>> start
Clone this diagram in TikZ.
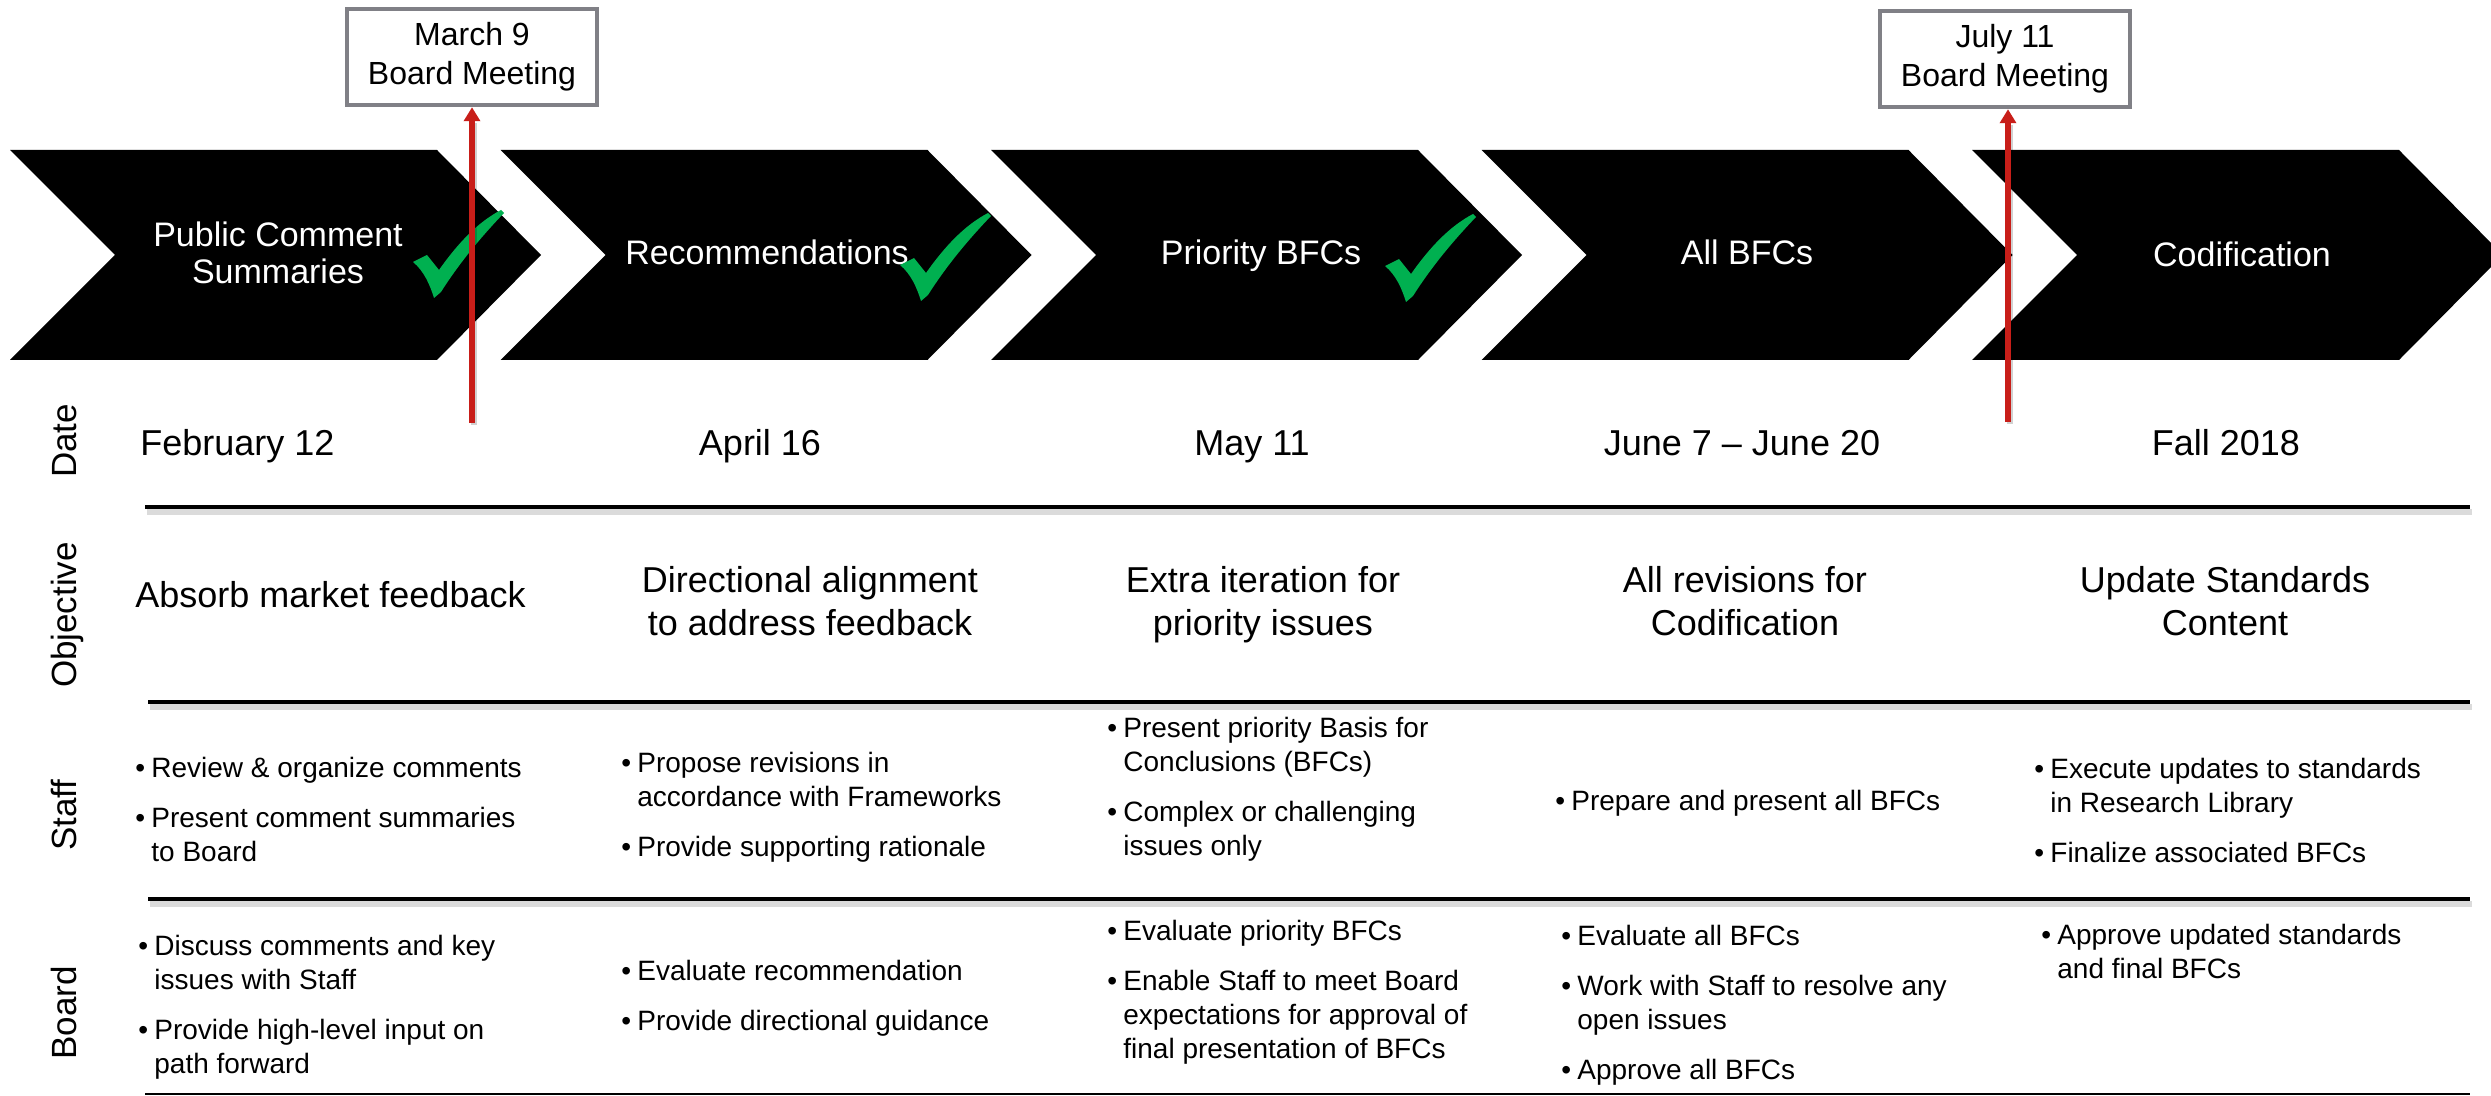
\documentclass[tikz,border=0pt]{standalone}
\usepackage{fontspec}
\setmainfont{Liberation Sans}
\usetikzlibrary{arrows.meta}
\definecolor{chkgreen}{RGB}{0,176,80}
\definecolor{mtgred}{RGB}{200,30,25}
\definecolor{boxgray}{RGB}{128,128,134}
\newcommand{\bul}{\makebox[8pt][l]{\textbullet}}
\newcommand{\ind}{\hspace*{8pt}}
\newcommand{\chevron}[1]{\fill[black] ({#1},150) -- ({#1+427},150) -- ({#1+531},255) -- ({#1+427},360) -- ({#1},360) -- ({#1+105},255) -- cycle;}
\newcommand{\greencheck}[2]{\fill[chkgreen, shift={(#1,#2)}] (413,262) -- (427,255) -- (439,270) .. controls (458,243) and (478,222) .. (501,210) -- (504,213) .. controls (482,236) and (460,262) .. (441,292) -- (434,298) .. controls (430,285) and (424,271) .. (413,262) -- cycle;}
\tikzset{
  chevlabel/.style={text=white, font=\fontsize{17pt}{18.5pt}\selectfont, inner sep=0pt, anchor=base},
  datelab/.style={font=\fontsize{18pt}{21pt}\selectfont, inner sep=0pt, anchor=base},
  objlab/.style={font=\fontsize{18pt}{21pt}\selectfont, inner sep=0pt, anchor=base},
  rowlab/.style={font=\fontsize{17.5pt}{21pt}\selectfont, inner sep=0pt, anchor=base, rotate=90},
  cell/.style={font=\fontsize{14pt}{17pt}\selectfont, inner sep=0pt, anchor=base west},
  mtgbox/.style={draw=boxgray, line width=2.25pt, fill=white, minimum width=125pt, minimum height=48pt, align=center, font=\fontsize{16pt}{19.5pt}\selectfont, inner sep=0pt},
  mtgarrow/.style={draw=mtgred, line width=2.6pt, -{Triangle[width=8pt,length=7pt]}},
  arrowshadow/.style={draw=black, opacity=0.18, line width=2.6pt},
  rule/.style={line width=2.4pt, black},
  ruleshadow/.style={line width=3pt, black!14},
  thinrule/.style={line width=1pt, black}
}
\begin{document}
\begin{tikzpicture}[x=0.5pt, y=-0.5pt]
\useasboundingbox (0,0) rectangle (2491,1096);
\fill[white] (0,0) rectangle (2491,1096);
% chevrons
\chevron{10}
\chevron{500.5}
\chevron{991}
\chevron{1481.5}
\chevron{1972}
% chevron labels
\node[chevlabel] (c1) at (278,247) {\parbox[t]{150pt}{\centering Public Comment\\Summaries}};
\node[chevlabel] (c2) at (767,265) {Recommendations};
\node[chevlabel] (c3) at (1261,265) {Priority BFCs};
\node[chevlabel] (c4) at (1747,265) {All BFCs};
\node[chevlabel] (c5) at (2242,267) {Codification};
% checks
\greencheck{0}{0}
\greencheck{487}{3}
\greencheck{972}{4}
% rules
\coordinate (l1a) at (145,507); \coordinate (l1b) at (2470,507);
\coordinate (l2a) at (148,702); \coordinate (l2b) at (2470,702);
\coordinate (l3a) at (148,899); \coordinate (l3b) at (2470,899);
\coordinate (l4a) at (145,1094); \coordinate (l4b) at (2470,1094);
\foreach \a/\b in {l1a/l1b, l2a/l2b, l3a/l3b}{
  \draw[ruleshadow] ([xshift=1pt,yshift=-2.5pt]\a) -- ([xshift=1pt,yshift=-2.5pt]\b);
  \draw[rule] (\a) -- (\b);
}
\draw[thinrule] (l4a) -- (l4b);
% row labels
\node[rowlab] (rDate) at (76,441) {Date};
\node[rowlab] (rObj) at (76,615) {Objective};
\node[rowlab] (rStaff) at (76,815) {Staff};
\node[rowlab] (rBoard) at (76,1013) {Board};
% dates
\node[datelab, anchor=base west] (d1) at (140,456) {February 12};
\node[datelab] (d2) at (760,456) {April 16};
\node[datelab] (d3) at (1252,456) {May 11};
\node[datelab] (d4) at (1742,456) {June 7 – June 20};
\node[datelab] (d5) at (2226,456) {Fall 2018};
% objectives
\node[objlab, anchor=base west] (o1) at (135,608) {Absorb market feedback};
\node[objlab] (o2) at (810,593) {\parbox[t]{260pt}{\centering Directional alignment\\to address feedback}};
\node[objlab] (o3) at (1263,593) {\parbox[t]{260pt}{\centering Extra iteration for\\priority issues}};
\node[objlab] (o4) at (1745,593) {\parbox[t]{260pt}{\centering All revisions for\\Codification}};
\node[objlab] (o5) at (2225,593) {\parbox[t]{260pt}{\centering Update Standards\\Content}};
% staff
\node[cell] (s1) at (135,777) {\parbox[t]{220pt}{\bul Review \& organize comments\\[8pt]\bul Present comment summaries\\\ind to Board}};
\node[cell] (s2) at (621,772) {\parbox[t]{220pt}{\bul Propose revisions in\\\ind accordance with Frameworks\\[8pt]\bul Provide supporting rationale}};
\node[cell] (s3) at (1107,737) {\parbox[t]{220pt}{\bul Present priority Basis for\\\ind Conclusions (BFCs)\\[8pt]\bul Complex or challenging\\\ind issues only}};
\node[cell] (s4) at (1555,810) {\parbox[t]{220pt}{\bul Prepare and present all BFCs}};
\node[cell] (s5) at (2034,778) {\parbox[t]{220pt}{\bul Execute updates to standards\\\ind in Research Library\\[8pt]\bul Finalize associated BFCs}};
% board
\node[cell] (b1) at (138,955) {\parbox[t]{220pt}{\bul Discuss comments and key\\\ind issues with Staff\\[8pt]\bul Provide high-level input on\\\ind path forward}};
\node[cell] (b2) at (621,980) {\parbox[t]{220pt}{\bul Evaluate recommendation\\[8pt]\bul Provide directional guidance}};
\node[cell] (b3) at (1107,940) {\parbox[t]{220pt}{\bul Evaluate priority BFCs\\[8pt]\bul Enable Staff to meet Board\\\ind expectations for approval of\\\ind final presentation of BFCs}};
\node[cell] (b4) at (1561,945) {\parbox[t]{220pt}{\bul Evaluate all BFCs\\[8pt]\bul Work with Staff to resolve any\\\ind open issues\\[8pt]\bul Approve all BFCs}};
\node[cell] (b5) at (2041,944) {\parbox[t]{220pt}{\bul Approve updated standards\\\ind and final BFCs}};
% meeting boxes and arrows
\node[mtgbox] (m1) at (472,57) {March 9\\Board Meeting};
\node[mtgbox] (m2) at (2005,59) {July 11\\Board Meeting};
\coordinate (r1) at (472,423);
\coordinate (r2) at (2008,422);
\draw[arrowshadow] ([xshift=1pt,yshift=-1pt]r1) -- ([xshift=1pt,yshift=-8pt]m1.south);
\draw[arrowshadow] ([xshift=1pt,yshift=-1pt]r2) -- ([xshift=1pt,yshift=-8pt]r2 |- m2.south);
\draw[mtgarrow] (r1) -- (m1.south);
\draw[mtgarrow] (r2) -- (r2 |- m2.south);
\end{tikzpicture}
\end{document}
>> end
WORK TO COMPLETE:
Print out the whole of the material word for word, without pictures.

REPLY TO THE TASK:
Clone this diagram in TikZ.
\documentclass[tikz,border=0pt]{standalone}
\usepackage{fontspec}
\setmainfont{Liberation Sans}
\usetikzlibrary{arrows.meta}
\definecolor{chkgreen}{RGB}{0,176,80}
\definecolor{mtgred}{RGB}{200,30,25}
\definecolor{boxgray}{RGB}{128,128,134}
\newcommand{\bul}{\makebox[8pt][l]{\textbullet}}
\newcommand{\ind}{\hspace*{8pt}}
\newcommand{\chevron}[1]{\fill[black] ({#1},150) -- ({#1+427},150) -- ({#1+531},255) -- ({#1+427},360) -- ({#1},360) -- ({#1+105},255) -- cycle;}
\newcommand{\greencheck}[2]{\fill[chkgreen, shift={(#1,#2)}] (413,262) -- (427,255) -- (439,270) .. controls (458,243) and (478,222) .. (501,210) -- (504,213) .. controls (482,236) and (460,262) .. (441,292) -- (434,298) .. controls (430,285) and (424,271) .. (413,262) -- cycle;}
\tikzset{
  chevlabel/.style={text=white, font=\fontsize{17pt}{18.5pt}\selectfont, inner sep=0pt, anchor=base},
  datelab/.style={font=\fontsize{18pt}{21pt}\selectfont, inner sep=0pt, anchor=base},
  objlab/.style={font=\fontsize{18pt}{21pt}\selectfont, inner sep=0pt, anchor=base},
  rowlab/.style={font=\fontsize{17.5pt}{21pt}\selectfont, inner sep=0pt, anchor=base, rotate=90},
  cell/.style={font=\fontsize{14pt}{17pt}\selectfont, inner sep=0pt, anchor=base west},
  mtgbox/.style={draw=boxgray, line width=2.25pt, fill=white, minimum width=125pt, minimum height=48pt, align=center, font=\fontsize{16pt}{19.5pt}\selectfont, inner sep=0pt},
  mtgarrow/.style={draw=mtgred, line width=2.6pt, -{Triangle[width=8pt,length=7pt]}},
  arrowshadow/.style={draw=black, opacity=0.18, line width=2.6pt},
  rule/.style={line width=2.4pt, black},
  ruleshadow/.style={line width=3pt, black!14},
  thinrule/.style={line width=1pt, black}
}
\begin{document}
\begin{tikzpicture}[x=0.5pt, y=-0.5pt]
\useasboundingbox (0,0) rectangle (2491,1096);
\fill[white] (0,0) rectangle (2491,1096);
% chevrons
\chevron{10}
\chevron{500.5}
\chevron{991}
\chevron{1481.5}
\chevron{1972}
% chevron labels
\node[chevlabel] (c1) at (278,247) {\parbox[t]{150pt}{\centering Public Comment\\Summaries}};
\node[chevlabel] (c2) at (767,265) {Recommendations};
\node[chevlabel] (c3) at (1261,265) {Priority BFCs};
\node[chevlabel] (c4) at (1747,265) {All BFCs};
\node[chevlabel] (c5) at (2242,267) {Codification};
% checks
\greencheck{0}{0}
\greencheck{487}{3}
\greencheck{972}{4}
% rules
\coordinate (l1a) at (145,507); \coordinate (l1b) at (2470,507);
\coordinate (l2a) at (148,702); \coordinate (l2b) at (2470,702);
\coordinate (l3a) at (148,899); \coordinate (l3b) at (2470,899);
\coordinate (l4a) at (145,1094); \coordinate (l4b) at (2470,1094);
\foreach \a/\b in {l1a/l1b, l2a/l2b, l3a/l3b}{
  \draw[ruleshadow] ([xshift=1pt,yshift=-2.5pt]\a) -- ([xshift=1pt,yshift=-2.5pt]\b);
  \draw[rule] (\a) -- (\b);
}
\draw[thinrule] (l4a) -- (l4b);
% row labels
\node[rowlab] (rDate) at (76,441) {Date};
\node[rowlab] (rObj) at (76,615) {Objective};
\node[rowlab] (rStaff) at (76,815) {Staff};
\node[rowlab] (rBoard) at (76,1013) {Board};
% dates
\node[datelab, anchor=base west] (d1) at (140,456) {February 12};
\node[datelab] (d2) at (760,456) {April 16};
\node[datelab] (d3) at (1252,456) {May 11};
\node[datelab] (d4) at (1742,456) {June 7 – June 20};
\node[datelab] (d5) at (2226,456) {Fall 2018};
% objectives
\node[objlab, anchor=base west] (o1) at (135,608) {Absorb market feedback};
\node[objlab] (o2) at (810,593) {\parbox[t]{260pt}{\centering Directional alignment\\to address feedback}};
\node[objlab] (o3) at (1263,593) {\parbox[t]{260pt}{\centering Extra iteration for\\priority issues}};
\node[objlab] (o4) at (1745,593) {\parbox[t]{260pt}{\centering All revisions for\\Codification}};
\node[objlab] (o5) at (2225,593) {\parbox[t]{260pt}{\centering Update Standards\\Content}};
% staff
\node[cell] (s1) at (135,777) {\parbox[t]{220pt}{\bul Review \& organize comments\\[8pt]\bul Present comment summaries\\\ind to Board}};
\node[cell] (s2) at (621,772) {\parbox[t]{220pt}{\bul Propose revisions in\\\ind accordance with Frameworks\\[8pt]\bul Provide supporting rationale}};
\node[cell] (s3) at (1107,737) {\parbox[t]{220pt}{\bul Present priority Basis for\\\ind Conclusions (BFCs)\\[8pt]\bul Complex or challenging\\\ind issues only}};
\node[cell] (s4) at (1555,810) {\parbox[t]{220pt}{\bul Prepare and present all BFCs}};
\node[cell] (s5) at (2034,778) {\parbox[t]{220pt}{\bul Execute updates to standards\\\ind in Research Library\\[8pt]\bul Finalize associated BFCs}};
% board
\node[cell] (b1) at (138,955) {\parbox[t]{220pt}{\bul Discuss comments and key\\\ind issues with Staff\\[8pt]\bul Provide high-level input on\\\ind path forward}};
\node[cell] (b2) at (621,980) {\parbox[t]{220pt}{\bul Evaluate recommendation\\[8pt]\bul Provide directional guidance}};
\node[cell] (b3) at (1107,940) {\parbox[t]{220pt}{\bul Evaluate priority BFCs\\[8pt]\bul Enable Staff to meet Board\\\ind expectations for approval of\\\ind final presentation of BFCs}};
\node[cell] (b4) at (1561,945) {\parbox[t]{220pt}{\bul Evaluate all BFCs\\[8pt]\bul Work with Staff to resolve any\\\ind open issues\\[8pt]\bul Approve all BFCs}};
\node[cell] (b5) at (2041,944) {\parbox[t]{220pt}{\bul Approve updated standards\\\ind and final BFCs}};
% meeting boxes and arrows
\node[mtgbox] (m1) at (472,57) {March 9\\Board Meeting};
\node[mtgbox] (m2) at (2005,59) {July 11\\Board Meeting};
\coordinate (r1) at (472,423);
\coordinate (r2) at (2008,422);
\draw[arrowshadow] ([xshift=1pt,yshift=-1pt]r1) -- ([xshift=1pt,yshift=-8pt]m1.south);
\draw[arrowshadow] ([xshift=1pt,yshift=-1pt]r2) -- ([xshift=1pt,yshift=-8pt]r2 |- m2.south);
\draw[mtgarrow] (r1) -- (m1.south);
\draw[mtgarrow] (r2) -- (r2 |- m2.south);
\end{tikzpicture}
\end{document}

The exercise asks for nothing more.